Goal of the exercise: Copy out the material below in full, but not its images.

Data segment:
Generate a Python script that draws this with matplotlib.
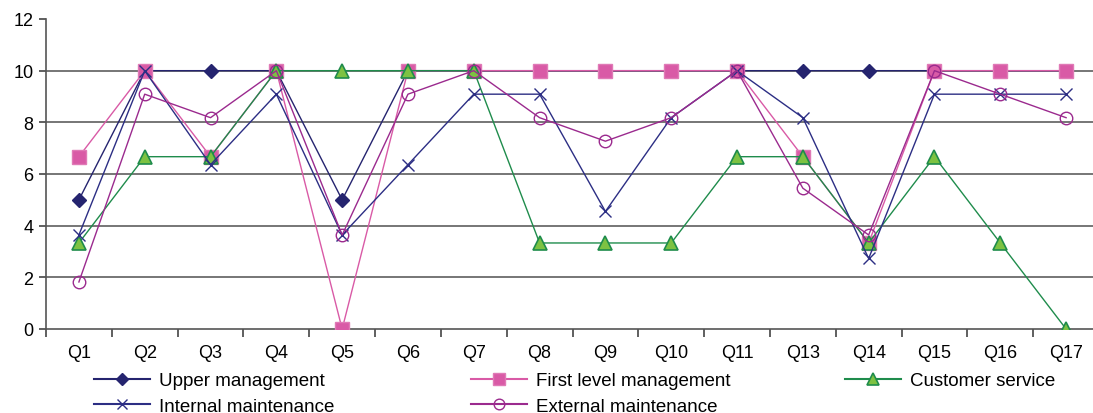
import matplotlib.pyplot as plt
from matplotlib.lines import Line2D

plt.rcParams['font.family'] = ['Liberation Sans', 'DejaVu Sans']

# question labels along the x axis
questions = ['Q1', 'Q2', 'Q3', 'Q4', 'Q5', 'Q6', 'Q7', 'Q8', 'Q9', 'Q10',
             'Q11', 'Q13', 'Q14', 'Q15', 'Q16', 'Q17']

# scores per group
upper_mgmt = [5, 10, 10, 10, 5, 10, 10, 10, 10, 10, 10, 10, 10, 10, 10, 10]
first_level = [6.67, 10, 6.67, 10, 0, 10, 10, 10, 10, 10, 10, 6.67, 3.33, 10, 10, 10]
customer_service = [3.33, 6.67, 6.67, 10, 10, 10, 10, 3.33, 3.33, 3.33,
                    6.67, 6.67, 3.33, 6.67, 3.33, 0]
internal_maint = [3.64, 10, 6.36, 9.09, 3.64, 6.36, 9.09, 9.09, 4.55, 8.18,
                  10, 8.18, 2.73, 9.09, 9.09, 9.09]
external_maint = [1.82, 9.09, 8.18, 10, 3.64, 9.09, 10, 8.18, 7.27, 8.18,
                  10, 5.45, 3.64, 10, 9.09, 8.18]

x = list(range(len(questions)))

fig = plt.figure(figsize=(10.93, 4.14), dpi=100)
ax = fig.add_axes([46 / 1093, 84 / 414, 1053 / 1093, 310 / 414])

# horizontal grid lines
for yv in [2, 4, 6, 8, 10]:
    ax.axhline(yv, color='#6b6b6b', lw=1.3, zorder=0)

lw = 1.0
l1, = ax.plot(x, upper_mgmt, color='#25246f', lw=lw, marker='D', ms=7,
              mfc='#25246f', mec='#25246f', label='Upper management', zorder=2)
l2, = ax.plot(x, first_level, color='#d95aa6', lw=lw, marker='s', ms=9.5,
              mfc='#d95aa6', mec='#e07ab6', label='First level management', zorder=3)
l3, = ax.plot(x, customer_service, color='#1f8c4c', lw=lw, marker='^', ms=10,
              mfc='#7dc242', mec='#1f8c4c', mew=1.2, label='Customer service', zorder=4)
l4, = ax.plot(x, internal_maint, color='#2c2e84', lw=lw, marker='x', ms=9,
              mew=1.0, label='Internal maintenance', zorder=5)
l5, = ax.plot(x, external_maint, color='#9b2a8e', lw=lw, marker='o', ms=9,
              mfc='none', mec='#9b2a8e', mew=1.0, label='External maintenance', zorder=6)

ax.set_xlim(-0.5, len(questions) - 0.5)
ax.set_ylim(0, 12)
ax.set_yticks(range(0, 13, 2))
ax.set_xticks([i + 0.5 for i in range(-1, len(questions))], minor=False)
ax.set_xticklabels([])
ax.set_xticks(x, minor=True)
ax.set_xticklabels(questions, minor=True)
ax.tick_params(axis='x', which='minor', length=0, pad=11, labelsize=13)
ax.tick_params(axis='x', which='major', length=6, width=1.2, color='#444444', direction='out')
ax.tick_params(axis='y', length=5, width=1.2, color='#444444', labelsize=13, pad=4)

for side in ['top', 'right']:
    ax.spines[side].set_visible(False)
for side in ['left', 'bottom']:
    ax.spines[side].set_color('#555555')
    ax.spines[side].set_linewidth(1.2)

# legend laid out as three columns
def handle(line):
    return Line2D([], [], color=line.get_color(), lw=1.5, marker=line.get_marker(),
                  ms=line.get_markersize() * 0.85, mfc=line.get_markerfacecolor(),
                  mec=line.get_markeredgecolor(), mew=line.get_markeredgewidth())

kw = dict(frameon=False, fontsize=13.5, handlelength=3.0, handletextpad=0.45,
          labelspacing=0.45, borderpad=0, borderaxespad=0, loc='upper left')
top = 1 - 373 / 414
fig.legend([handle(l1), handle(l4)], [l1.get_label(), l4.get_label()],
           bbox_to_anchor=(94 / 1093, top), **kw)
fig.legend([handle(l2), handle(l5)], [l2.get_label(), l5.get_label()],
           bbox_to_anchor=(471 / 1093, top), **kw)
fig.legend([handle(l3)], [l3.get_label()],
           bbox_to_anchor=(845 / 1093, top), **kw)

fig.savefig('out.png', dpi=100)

Expected answer:
Generate a Python script that draws this with matplotlib.
import matplotlib.pyplot as plt
from matplotlib.lines import Line2D

plt.rcParams['font.family'] = ['Liberation Sans', 'DejaVu Sans']

# question labels along the x axis
questions = ['Q1', 'Q2', 'Q3', 'Q4', 'Q5', 'Q6', 'Q7', 'Q8', 'Q9', 'Q10',
             'Q11', 'Q13', 'Q14', 'Q15', 'Q16', 'Q17']

# scores per group
upper_mgmt = [5, 10, 10, 10, 5, 10, 10, 10, 10, 10, 10, 10, 10, 10, 10, 10]
first_level = [6.67, 10, 6.67, 10, 0, 10, 10, 10, 10, 10, 10, 6.67, 3.33, 10, 10, 10]
customer_service = [3.33, 6.67, 6.67, 10, 10, 10, 10, 3.33, 3.33, 3.33,
                    6.67, 6.67, 3.33, 6.67, 3.33, 0]
internal_maint = [3.64, 10, 6.36, 9.09, 3.64, 6.36, 9.09, 9.09, 4.55, 8.18,
                  10, 8.18, 2.73, 9.09, 9.09, 9.09]
external_maint = [1.82, 9.09, 8.18, 10, 3.64, 9.09, 10, 8.18, 7.27, 8.18,
                  10, 5.45, 3.64, 10, 9.09, 8.18]

x = list(range(len(questions)))

fig = plt.figure(figsize=(10.93, 4.14), dpi=100)
ax = fig.add_axes([46 / 1093, 84 / 414, 1053 / 1093, 310 / 414])

# horizontal grid lines
for yv in [2, 4, 6, 8, 10]:
    ax.axhline(yv, color='#6b6b6b', lw=1.3, zorder=0)

lw = 1.0
l1, = ax.plot(x, upper_mgmt, color='#25246f', lw=lw, marker='D', ms=7,
              mfc='#25246f', mec='#25246f', label='Upper management', zorder=2)
l2, = ax.plot(x, first_level, color='#d95aa6', lw=lw, marker='s', ms=9.5,
              mfc='#d95aa6', mec='#e07ab6', label='First level management', zorder=3)
l3, = ax.plot(x, customer_service, color='#1f8c4c', lw=lw, marker='^', ms=10,
              mfc='#7dc242', mec='#1f8c4c', mew=1.2, label='Customer service', zorder=4)
l4, = ax.plot(x, internal_maint, color='#2c2e84', lw=lw, marker='x', ms=9,
              mew=1.0, label='Internal maintenance', zorder=5)
l5, = ax.plot(x, external_maint, color='#9b2a8e', lw=lw, marker='o', ms=9,
              mfc='none', mec='#9b2a8e', mew=1.0, label='External maintenance', zorder=6)

ax.set_xlim(-0.5, len(questions) - 0.5)
ax.set_ylim(0, 12)
ax.set_yticks(range(0, 13, 2))
ax.set_xticks([i + 0.5 for i in range(-1, len(questions))], minor=False)
ax.set_xticklabels([])
ax.set_xticks(x, minor=True)
ax.set_xticklabels(questions, minor=True)
ax.tick_params(axis='x', which='minor', length=0, pad=11, labelsize=13)
ax.tick_params(axis='x', which='major', length=6, width=1.2, color='#444444', direction='out')
ax.tick_params(axis='y', length=5, width=1.2, color='#444444', labelsize=13, pad=4)

for side in ['top', 'right']:
    ax.spines[side].set_visible(False)
for side in ['left', 'bottom']:
    ax.spines[side].set_color('#555555')
    ax.spines[side].set_linewidth(1.2)

# legend laid out as three columns
def handle(line):
    return Line2D([], [], color=line.get_color(), lw=1.5, marker=line.get_marker(),
                  ms=line.get_markersize() * 0.85, mfc=line.get_markerfacecolor(),
                  mec=line.get_markeredgecolor(), mew=line.get_markeredgewidth())

kw = dict(frameon=False, fontsize=13.5, handlelength=3.0, handletextpad=0.45,
          labelspacing=0.45, borderpad=0, borderaxespad=0, loc='upper left')
top = 1 - 373 / 414
fig.legend([handle(l1), handle(l4)], [l1.get_label(), l4.get_label()],
           bbox_to_anchor=(94 / 1093, top), **kw)
fig.legend([handle(l2), handle(l5)], [l2.get_label(), l5.get_label()],
           bbox_to_anchor=(471 / 1093, top), **kw)
fig.legend([handle(l3)], [l3.get_label()],
           bbox_to_anchor=(845 / 1093, top), **kw)

fig.savefig('out.png', dpi=100)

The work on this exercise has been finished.